Dynamically equilibrium shapes and directions of motion of ocean current rings

Abstract

The dynamically equilibrium shapes of a uniform-density rotating mass of liquid (a ring) in the surface layer of a quiescent stratified ocean are determined. The examination is carried out in a plane tangential to the Earth, taking into account the vertical and horizontal projections of the angular velocity of its rotation. Exact solutions of the equations of motion of an ideal incompressibe fluid are obtained, making it possible, for a linearly stratified ocean, to determine the dynamic all equilibrium shape of the interfaces of water masses and the free boundaries of cyclonic and antocyclonic rings.
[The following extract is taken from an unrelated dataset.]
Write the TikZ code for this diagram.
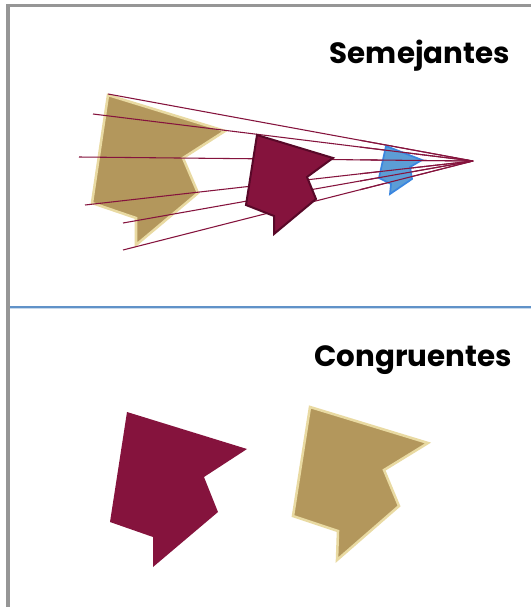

These shapes comprise second-order surfaces inclined to the water level in the meridian plane, the type of surfaces depending on the governing parameters of the problem. Expressions are obtained for the angles of inclination of the principal axes. For small deviations from equilibrium, due to a difference in the gravitational forces and Archimedes forces, motion of the ring occurs, governed by the inclination of the principal axes and the nature of change (increase or reduction) in the average density of the ring, determined by the ratio of the rates of diffusion of heat and salt. The displacement along the parallel comprises geostrophic motion, for the velocity of which an analytical expression is obtained. The displacement along the meridian comprises motion over an inclined plane. An analytical expression is given that relates the change in the depth of the centre of mass of the ring to the velocity of motion along the meridian through the angle of inclination of the principal axes of the ring. This explains the motion of both types of Gulf Stream ring to the south-west and of the Oyasio ring to the north-east.